▶ _Stated goal_
Starting at the top of the listing, extract every line up to and including the one with "const seriesColors = ['#5b9bd5', '#ed7d31', '#a5a5a5'];". Pictures stay out of the copy.

▶ _Available data_
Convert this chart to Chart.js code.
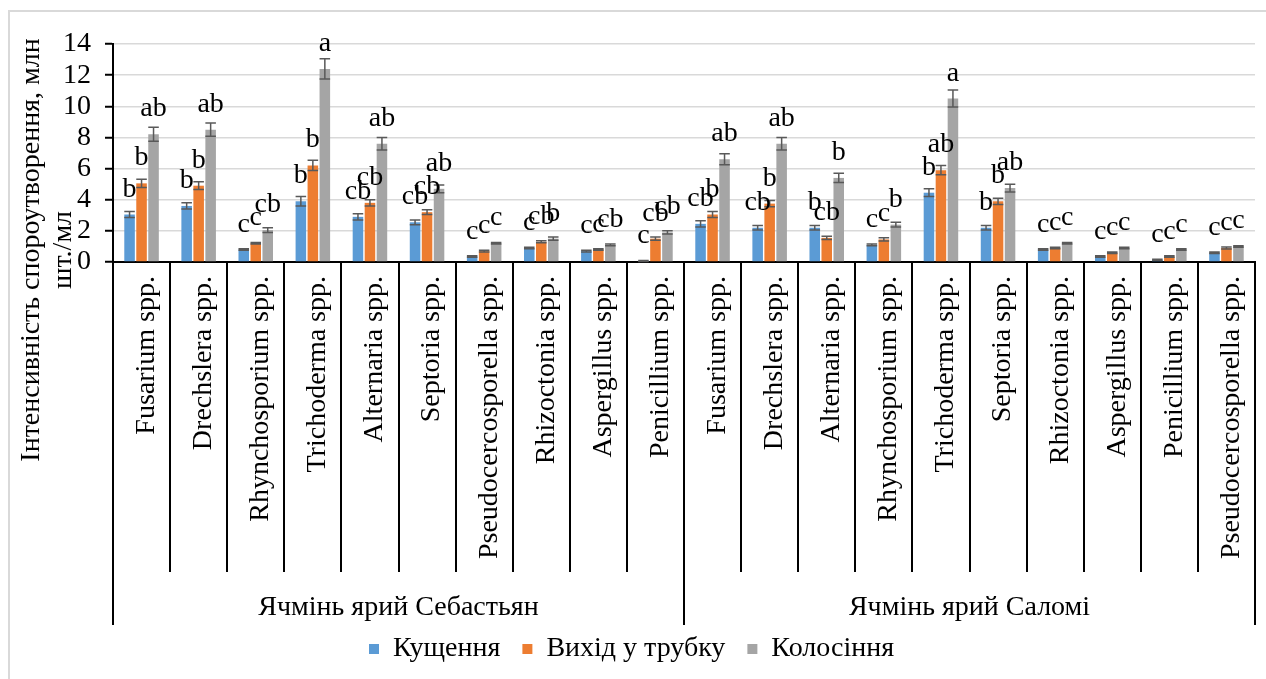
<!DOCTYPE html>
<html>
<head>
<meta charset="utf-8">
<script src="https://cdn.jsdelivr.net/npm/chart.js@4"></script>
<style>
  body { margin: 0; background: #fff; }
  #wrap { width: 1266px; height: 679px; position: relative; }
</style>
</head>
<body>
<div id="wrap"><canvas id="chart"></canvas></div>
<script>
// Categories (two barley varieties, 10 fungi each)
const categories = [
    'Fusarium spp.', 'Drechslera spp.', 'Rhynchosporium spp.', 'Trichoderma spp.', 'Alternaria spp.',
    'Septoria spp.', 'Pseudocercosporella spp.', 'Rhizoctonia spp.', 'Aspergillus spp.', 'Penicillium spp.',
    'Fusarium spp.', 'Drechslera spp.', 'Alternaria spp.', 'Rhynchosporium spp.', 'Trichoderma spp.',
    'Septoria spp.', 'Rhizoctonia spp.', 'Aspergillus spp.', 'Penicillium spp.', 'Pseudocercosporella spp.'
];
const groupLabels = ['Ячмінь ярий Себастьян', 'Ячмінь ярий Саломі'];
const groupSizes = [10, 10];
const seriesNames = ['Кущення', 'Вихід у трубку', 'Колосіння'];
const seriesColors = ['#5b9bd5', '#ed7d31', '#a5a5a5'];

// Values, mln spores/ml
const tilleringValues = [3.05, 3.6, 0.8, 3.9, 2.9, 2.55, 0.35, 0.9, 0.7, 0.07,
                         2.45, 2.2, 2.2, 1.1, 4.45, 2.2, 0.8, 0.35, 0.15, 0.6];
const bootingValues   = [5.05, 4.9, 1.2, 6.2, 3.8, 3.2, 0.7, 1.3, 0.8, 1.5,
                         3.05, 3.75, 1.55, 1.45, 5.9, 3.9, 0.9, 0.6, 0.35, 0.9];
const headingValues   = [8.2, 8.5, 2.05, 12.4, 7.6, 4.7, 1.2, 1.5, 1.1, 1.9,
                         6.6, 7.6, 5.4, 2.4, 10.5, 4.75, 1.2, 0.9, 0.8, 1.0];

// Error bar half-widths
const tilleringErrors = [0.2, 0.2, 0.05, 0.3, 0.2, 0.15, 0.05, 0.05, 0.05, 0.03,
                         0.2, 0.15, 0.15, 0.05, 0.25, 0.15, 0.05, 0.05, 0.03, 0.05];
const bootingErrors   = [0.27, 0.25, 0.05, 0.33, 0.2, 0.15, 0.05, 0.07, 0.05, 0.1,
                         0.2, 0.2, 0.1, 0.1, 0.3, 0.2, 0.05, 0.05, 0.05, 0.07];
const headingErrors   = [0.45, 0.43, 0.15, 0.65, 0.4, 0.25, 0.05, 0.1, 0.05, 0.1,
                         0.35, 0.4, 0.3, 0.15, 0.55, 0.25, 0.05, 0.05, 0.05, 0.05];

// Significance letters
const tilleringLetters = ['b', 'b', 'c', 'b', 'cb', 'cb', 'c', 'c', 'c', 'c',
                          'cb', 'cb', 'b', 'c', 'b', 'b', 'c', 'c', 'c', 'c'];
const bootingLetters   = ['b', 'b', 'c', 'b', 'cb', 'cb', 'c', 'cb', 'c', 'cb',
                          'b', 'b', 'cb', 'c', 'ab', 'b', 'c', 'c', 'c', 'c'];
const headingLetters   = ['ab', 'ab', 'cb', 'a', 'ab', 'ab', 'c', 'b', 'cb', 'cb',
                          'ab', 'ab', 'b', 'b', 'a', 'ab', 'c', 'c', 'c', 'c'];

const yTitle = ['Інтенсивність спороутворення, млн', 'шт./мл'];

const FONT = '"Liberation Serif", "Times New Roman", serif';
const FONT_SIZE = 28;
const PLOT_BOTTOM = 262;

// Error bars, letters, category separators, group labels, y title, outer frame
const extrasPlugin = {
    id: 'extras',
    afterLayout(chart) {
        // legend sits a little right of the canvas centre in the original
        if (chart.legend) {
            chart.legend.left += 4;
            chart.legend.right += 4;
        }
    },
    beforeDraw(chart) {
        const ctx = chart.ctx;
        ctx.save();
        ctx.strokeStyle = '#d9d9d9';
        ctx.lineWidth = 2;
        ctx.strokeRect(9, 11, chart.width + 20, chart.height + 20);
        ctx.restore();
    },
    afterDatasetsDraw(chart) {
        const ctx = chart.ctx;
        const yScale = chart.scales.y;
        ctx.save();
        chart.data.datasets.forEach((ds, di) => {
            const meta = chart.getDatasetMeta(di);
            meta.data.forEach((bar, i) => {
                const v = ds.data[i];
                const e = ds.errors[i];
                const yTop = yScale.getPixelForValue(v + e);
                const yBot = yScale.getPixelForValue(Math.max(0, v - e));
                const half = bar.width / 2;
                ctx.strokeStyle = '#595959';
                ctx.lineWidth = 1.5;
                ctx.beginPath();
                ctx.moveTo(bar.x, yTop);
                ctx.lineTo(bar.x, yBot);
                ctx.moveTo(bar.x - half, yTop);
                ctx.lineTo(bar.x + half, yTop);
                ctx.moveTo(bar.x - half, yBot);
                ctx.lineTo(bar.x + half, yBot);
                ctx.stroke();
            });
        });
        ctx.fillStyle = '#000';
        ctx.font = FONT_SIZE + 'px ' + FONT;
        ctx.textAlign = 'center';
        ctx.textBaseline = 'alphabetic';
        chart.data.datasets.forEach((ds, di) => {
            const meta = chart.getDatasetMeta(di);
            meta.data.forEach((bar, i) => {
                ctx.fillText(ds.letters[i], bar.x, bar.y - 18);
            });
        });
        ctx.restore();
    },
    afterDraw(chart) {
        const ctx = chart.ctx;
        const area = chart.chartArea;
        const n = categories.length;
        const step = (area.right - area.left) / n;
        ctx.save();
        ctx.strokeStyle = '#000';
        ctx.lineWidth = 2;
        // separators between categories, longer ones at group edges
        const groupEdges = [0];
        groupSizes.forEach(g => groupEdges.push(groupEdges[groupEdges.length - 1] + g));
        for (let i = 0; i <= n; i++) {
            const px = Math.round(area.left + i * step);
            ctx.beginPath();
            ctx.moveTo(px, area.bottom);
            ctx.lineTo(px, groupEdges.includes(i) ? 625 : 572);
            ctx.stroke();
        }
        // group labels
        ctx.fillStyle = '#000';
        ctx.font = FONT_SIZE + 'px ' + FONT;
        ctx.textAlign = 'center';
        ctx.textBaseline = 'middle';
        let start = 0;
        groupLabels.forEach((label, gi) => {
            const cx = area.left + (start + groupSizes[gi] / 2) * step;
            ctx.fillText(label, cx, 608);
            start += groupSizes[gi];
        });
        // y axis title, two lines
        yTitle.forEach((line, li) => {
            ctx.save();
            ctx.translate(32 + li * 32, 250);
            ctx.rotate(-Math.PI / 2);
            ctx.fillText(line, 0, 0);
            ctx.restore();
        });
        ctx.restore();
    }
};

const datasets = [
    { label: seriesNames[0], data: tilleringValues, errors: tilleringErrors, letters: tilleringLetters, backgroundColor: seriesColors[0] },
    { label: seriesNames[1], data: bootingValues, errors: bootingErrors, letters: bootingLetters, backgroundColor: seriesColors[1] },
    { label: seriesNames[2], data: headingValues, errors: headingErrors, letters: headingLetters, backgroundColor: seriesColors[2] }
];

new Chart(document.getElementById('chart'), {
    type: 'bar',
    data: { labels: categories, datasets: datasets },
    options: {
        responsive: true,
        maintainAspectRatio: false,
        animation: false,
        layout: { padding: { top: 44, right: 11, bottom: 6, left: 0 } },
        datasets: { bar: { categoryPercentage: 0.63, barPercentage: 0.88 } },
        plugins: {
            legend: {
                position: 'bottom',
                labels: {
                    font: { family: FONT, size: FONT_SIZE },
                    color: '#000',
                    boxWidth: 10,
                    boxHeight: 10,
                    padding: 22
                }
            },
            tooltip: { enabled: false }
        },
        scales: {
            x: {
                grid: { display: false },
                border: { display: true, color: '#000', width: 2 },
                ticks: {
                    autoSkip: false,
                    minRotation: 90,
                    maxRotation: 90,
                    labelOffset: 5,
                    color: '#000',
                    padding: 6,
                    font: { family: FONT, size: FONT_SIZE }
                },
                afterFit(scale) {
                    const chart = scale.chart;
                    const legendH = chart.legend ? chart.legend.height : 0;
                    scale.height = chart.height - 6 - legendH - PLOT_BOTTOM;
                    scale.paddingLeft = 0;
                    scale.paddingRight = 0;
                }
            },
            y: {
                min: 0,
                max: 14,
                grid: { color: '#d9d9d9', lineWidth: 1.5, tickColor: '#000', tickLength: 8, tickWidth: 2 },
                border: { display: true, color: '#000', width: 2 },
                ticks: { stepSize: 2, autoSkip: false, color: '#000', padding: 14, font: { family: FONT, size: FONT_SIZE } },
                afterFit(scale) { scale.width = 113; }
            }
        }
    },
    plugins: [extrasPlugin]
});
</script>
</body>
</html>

▶ _Solution to the exercise_
Convert this chart to Chart.js code.
<!DOCTYPE html>
<html>
<head>
<meta charset="utf-8">
<script src="https://cdn.jsdelivr.net/npm/chart.js@4"></script>
<style>
  body { margin: 0; background: #fff; }
  #wrap { width: 1266px; height: 679px; position: relative; }
</style>
</head>
<body>
<div id="wrap"><canvas id="chart"></canvas></div>
<script>
// Categories (two barley varieties, 10 fungi each)
const categories = [
    'Fusarium spp.', 'Drechslera spp.', 'Rhynchosporium spp.', 'Trichoderma spp.', 'Alternaria spp.',
    'Septoria spp.', 'Pseudocercosporella spp.', 'Rhizoctonia spp.', 'Aspergillus spp.', 'Penicillium spp.',
    'Fusarium spp.', 'Drechslera spp.', 'Alternaria spp.', 'Rhynchosporium spp.', 'Trichoderma spp.',
    'Septoria spp.', 'Rhizoctonia spp.', 'Aspergillus spp.', 'Penicillium spp.', 'Pseudocercosporella spp.'
];
const groupLabels = ['Ячмінь ярий Себастьян', 'Ячмінь ярий Саломі'];
const groupSizes = [10, 10];
const seriesNames = ['Кущення', 'Вихід у трубку', 'Колосіння'];
const seriesColors = ['#5b9bd5', '#ed7d31', '#a5a5a5'];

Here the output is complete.